Kalau selama ini banyak sekali konglomerat yang memiliki jutaan hektare sawit dan hutan, maka di masa depan hal itu tidak boleh terjadi lagi. Rakyat kecillah yang diberi kesempatan luas untuk mengusai aset negara tersebut, tentunya dengan dukugan permodalan dan manajemen sumber daya manusia. Maka, penempatan Nurmahmudi Ismail sebagai Menteri Kehutanan sangat tepat, mengingat beliau adalah orang amanah dan bervisi ekonomi Islam yang koncern ada keadilan.

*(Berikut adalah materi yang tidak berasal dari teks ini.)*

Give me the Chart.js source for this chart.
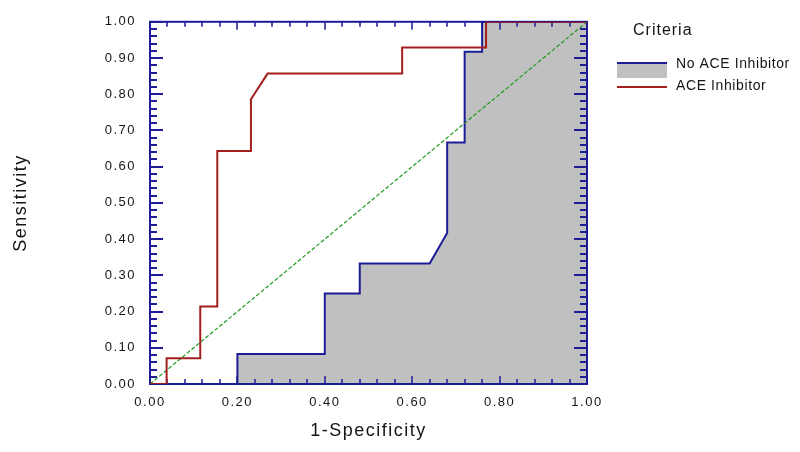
<!DOCTYPE html>
<html>
<head>
<meta charset="utf-8">
<script src="https://cdn.jsdelivr.net/npm/chart.js@4"></script>
<style>
  body { margin: 0; background: #fff; }
  #wrap { width: 800px; height: 452px; }
</style>
</head>
<body>
<div id="wrap"><canvas id="rocChart"></canvas></div>
<script>
"use strict";

// ROC curve points (1-specificity, sensitivity)
const noAceX = [0, 0.20, 0.20, 0.40, 0.40, 0.48, 0.48, 0.64, 0.68, 0.68, 0.72, 0.72, 0.76, 0.76, 1.00];
const noAceY = [0, 0, 0.083, 0.083, 0.25, 0.25, 0.333, 0.333, 0.417, 0.667, 0.667, 0.917, 0.917, 1.00, 1.00];
const aceX = [0, 0.038, 0.038, 0.115, 0.115, 0.154, 0.154, 0.231, 0.231, 0.269, 0.577, 0.577, 0.769, 0.769, 1.00];
const aceY = [0, 0, 0.071, 0.071, 0.214, 0.214, 0.643, 0.643, 0.786, 0.857, 0.857, 0.929, 0.929, 1.00, 1.00];
const refX = [0, 1];
const refY = [0, 1];
const seriesNames = ['No ACE Inhibitor', 'ACE Inhibitor'];
const legendTitle = 'Criteria';

const navy = '#1c1c96';
const darkRed = '#a51e1e';
const textColor = '#151515';

const toPoints = (xs, ys) => xs.map((x, i) => ({ x: x, y: ys[i] }));

// frame + inward ticks, drawn right after the filled series so lines stay on top
const framePlugin = {
    id: 'frame',
    afterDatasetDraw(chart, args) {
        if (args.index !== 0) return;
        const ctx = chart.ctx;
        const a = chart.chartArea;
        const xs = chart.scales.x, ys = chart.scales.y;
        ctx.save();
        ctx.strokeStyle = navy;
        ctx.lineWidth = 2;
        ctx.strokeRect(a.left, a.top, a.right - a.left, a.bottom - a.top);
        ctx.beginPath();
        for (let i = 0; i <= 50; i++) {
            const py = Math.round(ys.getPixelForValue(i * 0.02));
            const len = i % 5 === 0 ? 13 : 7;
            ctx.moveTo(a.left, py); ctx.lineTo(a.left + len, py);
            ctx.moveTo(a.right, py); ctx.lineTo(a.right - len, py);
        }
        ctx.stroke();
        ctx.lineWidth = 1.5;
        ctx.beginPath();
        for (let i = 0; i <= 25; i++) {
            const px = Math.round(xs.getPixelForValue(i * 0.04));
            const len = i % 5 === 0 ? 8 : 5;
            ctx.moveTo(px, a.bottom); ctx.lineTo(px, a.bottom - len);
            ctx.moveTo(px, a.top); ctx.lineTo(px, a.top + len);
        }
        ctx.stroke();
        ctx.restore();
    }
};

const spacingPlugin = {
    id: 'spacing',
    beforeDraw(chart) { chart.ctx.letterSpacing = '1.5px'; }
};

const legendPlugin = {
    id: 'sideLegend',
    afterDraw(chart) {
        const ctx = chart.ctx;
        const ds = chart.data.datasets;
        ctx.save();
        ctx.fillStyle = textColor;
        ctx.textBaseline = 'middle';
        ctx.textAlign = 'left';
        ctx.letterSpacing = '1px';
        ctx.font = '16px "Liberation Sans", Arial, sans-serif';
        ctx.fillText(legendTitle, 633, 31);
        ctx.letterSpacing = '0.6px';
        ctx.font = '14px "Liberation Sans", Arial, sans-serif';
        // entry 1: filled area with line on top
        ctx.fillStyle = ds[0].backgroundColor;
        ctx.fillRect(617, 63, 50, 15);
        ctx.strokeStyle = ds[0].borderColor;
        ctx.lineWidth = 2;
        ctx.beginPath(); ctx.moveTo(617, 63); ctx.lineTo(667, 63); ctx.stroke();
        ctx.fillStyle = textColor;
        ctx.fillText(ds[0].label, 676, 64);
        // entry 2: line only
        ctx.strokeStyle = ds[1].borderColor;
        ctx.beginPath(); ctx.moveTo(617, 87); ctx.lineTo(667, 87); ctx.stroke();
        ctx.fillText(ds[1].label, 676, 86);
        ctx.restore();
    }
};

const tickFont = { family: '"Liberation Sans", Arial, sans-serif', size: 13 };
const titleFont = { family: '"Liberation Sans", Arial, sans-serif', size: 18 };

const rocChart = new Chart(document.getElementById('rocChart').getContext('2d'), {
    type: 'line',
    data: {
        datasets: [{
            label: seriesNames[0],
            data: toPoints(noAceX, noAceY),
            borderColor: navy,
            backgroundColor: '#c0c0c0',
            borderWidth: 2,
            fill: 'origin',
            order: 3
        }, {
            label: seriesNames[1],
            data: toPoints(aceX, aceY),
            borderColor: darkRed,
            borderWidth: 2,
            fill: false,
            order: 1
        }, {
            label: 'Reference',
            data: toPoints(refX, refY),
            borderColor: '#1f9a1f',
            borderWidth: 1.2,
            borderDash: [4, 2],
            fill: false,
            order: 2
        }]
    },
    options: {
        responsive: true,
        maintainAspectRatio: false,
        animation: false,
        elements: { point: { radius: 0 }, line: { tension: 0 } },
        layout: { padding: { top: 20, right: 213, bottom: 0, left: 0 } },
        plugins: { legend: { display: false }, tooltip: { enabled: false } },
        scales: {
            x: {
                type: 'linear',
                min: 0,
                max: 1,
                grid: { display: false, drawTicks: false },
                border: { display: false },
                ticks: {
                    stepSize: 0.2,
                    padding: 11,
                    color: textColor,
                    font: tickFont,
                    maxRotation: 0,
                    callback: v => v.toFixed(2)
                },
                title: {
                    display: true,
                    text: '1-Specificity',
                    color: textColor,
                    font: titleFont,
                    padding: { top: 0, bottom: 10 }
                },
                afterFit: s => { s.height = 68; }
            },
            y: {
                min: 0,
                max: 1,
                grid: { display: false, drawTicks: false },
                border: { display: false },
                ticks: {
                    stepSize: 0.1,
                    padding: 14,
                    color: textColor,
                    font: tickFont,
                    callback: v => v.toFixed(2)
                },
                title: {
                    display: true,
                    text: 'Sensitivity',
                    color: textColor,
                    font: titleFont,
                    padding: { top: 10, bottom: 0 }
                },
                afterFit: s => { s.width = 150; }
            }
        }
    },
    plugins: [spacingPlugin, framePlugin, legendPlugin]
});
</script>
</body>
</html>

Selanjutnya, dalam pasal 4 TAP MPR XVI/1998 dinyatakan bahwa misi kemandirian berarti bahwa pembangunan perkeonomian bangsa harus bertumpu dan ditopang oleh kekuatan sumber daya internal yang dikelola dalam satu sistem ekonomi rakyat, sehingga pembangunan nasional tidak lagi tergantung pada kekuatan-kekuatan ekonomi di luar ekonomi rakyat itu sendiri.
Sedangkan misi kemartabatan berarti kedaulatan ekonomi rakyat harus tetap dihormati, bukan karena rasa kasihan namun rasa benar-benar ditempatkan sebagai pelaku dunia usaha yang unggul dan ditempatkan pada jalur utama dalam seluruh kehidupan ekonomi nasional.